Despite an overall decline in the newbuild vessel market, orders for alternative-fuelled ships have surged dramatically in 2025, indicating a significant shift in the maritime industry’s approach to decarbonization.
According to data released today by DNV’s Alternative Fuels Insight (AFI) platform, new orders for alternative-fuelled vessels reached 19.8 million gross tonnes (GT) in the first half of 2025, representing a 78% increase compared to the same period in 2024. While the total number of vessels ordered (151) was slightly lower than the 179 ordered in the first half of 2024, the substantial increase in gross tonnage reveals a focus on larger vessels adopting cleaner fuel technologies.
The container segment is leading the alternative-fueled transition, with significant activity also observed in the bulker, tanker, and RoPax segments. DNV notes this pattern suggests that some of the industry’s most commercially exposed and operationally complex vessel categories are now at the forefront of the alternative fuels movement.

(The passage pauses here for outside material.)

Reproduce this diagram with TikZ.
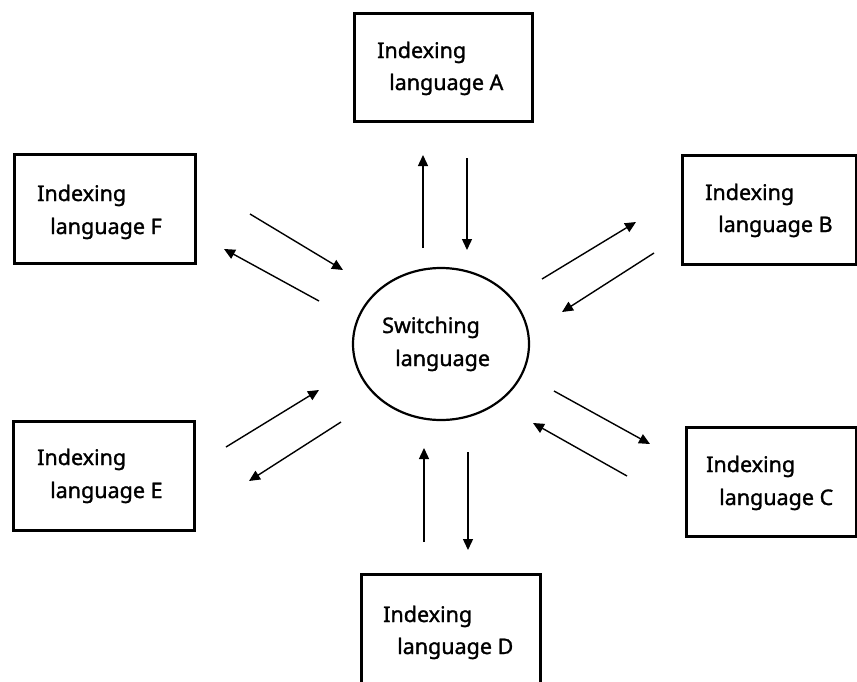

“We’re seeing a broader shift take hold across the industry,” said Knut Ørbeck-Nilssen, CEO Maritime at DNV. “The energy transition is no longer driven solely by first movers, it’s now being shaped by a second wave of shipowners who are integrating alternative fuels and technologies into their core strategies.”

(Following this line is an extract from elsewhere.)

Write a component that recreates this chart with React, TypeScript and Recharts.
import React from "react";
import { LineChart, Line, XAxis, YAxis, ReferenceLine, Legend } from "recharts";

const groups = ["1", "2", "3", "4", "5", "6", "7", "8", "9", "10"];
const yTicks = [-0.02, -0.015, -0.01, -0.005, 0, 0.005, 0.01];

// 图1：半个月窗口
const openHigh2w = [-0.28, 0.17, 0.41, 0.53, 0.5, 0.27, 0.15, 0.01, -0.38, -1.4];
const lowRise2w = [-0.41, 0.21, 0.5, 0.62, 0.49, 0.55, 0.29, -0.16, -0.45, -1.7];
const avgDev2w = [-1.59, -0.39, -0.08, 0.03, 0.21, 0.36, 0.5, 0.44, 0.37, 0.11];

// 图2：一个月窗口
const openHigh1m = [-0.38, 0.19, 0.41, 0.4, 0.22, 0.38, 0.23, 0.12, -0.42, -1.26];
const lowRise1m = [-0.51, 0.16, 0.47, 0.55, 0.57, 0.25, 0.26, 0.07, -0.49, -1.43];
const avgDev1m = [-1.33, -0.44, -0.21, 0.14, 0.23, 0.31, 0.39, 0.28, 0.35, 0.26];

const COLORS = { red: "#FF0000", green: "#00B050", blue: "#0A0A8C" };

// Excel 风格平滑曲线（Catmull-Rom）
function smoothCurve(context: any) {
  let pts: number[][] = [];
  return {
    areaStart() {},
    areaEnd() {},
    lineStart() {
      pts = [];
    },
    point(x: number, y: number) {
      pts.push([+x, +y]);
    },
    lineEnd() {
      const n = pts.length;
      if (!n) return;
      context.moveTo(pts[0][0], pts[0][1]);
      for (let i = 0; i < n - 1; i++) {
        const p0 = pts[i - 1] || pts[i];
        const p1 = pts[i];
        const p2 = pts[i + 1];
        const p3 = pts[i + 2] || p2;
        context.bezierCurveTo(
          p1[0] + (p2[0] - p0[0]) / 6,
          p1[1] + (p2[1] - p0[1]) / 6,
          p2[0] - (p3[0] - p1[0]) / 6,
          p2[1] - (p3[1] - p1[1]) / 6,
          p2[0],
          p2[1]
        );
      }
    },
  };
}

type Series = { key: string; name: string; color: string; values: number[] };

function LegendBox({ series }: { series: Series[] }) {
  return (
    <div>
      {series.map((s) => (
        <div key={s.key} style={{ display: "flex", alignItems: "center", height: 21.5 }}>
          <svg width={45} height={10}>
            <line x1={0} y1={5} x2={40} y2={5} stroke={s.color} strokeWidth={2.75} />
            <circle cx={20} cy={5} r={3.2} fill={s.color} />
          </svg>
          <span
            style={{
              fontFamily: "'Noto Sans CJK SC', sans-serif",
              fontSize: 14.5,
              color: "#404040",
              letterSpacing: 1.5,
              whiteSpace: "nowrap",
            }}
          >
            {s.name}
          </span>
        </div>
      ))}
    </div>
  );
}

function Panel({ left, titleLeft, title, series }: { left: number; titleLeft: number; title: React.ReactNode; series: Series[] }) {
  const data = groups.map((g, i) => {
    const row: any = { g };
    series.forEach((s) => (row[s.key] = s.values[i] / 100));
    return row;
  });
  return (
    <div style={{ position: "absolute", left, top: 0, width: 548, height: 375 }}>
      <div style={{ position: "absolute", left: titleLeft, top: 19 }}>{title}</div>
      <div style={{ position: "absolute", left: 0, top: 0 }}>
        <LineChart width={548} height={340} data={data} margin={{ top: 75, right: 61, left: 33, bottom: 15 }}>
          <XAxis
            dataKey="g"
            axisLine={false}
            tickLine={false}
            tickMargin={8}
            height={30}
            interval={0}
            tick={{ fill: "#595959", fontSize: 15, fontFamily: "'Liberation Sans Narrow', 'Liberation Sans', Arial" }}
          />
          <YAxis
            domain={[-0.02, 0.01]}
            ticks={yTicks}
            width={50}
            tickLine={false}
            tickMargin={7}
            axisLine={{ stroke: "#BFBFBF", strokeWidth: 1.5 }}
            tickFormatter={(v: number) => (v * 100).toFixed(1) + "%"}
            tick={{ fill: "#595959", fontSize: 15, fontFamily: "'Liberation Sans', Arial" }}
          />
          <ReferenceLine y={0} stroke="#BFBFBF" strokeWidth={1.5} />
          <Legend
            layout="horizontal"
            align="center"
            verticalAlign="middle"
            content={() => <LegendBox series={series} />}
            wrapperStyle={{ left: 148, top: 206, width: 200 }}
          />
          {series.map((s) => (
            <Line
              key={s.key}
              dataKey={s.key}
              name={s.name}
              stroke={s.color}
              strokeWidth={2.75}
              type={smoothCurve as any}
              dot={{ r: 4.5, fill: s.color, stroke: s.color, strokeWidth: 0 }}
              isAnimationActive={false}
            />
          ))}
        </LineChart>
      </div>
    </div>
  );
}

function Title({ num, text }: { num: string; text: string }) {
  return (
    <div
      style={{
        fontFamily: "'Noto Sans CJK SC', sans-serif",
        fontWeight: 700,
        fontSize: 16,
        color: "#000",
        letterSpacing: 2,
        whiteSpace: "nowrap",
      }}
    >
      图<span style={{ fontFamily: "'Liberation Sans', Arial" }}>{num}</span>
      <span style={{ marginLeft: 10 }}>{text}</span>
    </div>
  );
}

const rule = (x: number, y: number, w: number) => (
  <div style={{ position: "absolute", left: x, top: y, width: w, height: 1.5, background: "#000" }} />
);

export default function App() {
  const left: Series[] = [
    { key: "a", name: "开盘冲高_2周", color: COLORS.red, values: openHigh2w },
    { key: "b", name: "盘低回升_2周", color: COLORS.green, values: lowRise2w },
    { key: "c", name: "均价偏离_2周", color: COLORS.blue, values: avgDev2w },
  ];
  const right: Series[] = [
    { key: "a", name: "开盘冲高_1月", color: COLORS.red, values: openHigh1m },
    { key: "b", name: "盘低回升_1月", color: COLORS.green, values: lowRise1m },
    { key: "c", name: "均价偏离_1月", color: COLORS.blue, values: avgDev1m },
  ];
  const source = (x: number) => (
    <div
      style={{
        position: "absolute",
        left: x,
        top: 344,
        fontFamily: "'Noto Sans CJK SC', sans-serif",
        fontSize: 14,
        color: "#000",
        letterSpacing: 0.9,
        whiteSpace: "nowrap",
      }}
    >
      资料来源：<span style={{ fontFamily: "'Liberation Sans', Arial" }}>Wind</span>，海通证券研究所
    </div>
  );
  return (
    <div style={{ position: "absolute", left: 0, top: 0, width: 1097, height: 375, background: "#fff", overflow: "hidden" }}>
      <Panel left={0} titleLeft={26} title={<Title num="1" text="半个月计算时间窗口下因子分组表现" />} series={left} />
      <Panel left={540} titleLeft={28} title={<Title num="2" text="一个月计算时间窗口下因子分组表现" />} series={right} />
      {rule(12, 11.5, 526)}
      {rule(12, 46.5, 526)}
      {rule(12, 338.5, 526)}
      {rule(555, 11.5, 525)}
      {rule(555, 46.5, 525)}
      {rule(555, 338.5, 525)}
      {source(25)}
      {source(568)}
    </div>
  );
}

LNG continues to dominate fuel choices with 87 new vessels ordered in 2025 so far, totaling 14.2 million GT. The container segment accounts for 13.6 million GT of this figure, spread across 81 vessels. Methanol has also gained significant traction with orders for 40 vessels (4.6 million GT) across multiple segments including container, RoPax, tanker, offshore, and car carrier.
More experimental fuels like ammonia and hydrogen are showing early signs of adoption, with three ammonia-fuelled vessels ordered primarily for tanker and general cargo operations, and four hydrogen-powered vessels now on order.
The infrastructure to support these alternative fuel vessels is developing in parallel. The first half of 2025 saw orders for 13 new LNG bunkering vessels, adding to the 62 already in operation globally. February was particularly active with eight LNG bunkering vessel orders placed.
Jason Stefanatos, Global Decarbonization Director at DNV, explained that the industry is “actively recalibrating” rather than slowing its decarbonization ambitions. “We’re not seeing a slowdown in ambition, but rather a more measured approach to investment—one that balances optionality, compliance readiness, and long-term fuel strategy,” he noted.
The upcoming fuel intensity rules within the IMO’s Net-Zero Framework are expected to further accelerate this trend as shipowners develop their compliance strategies.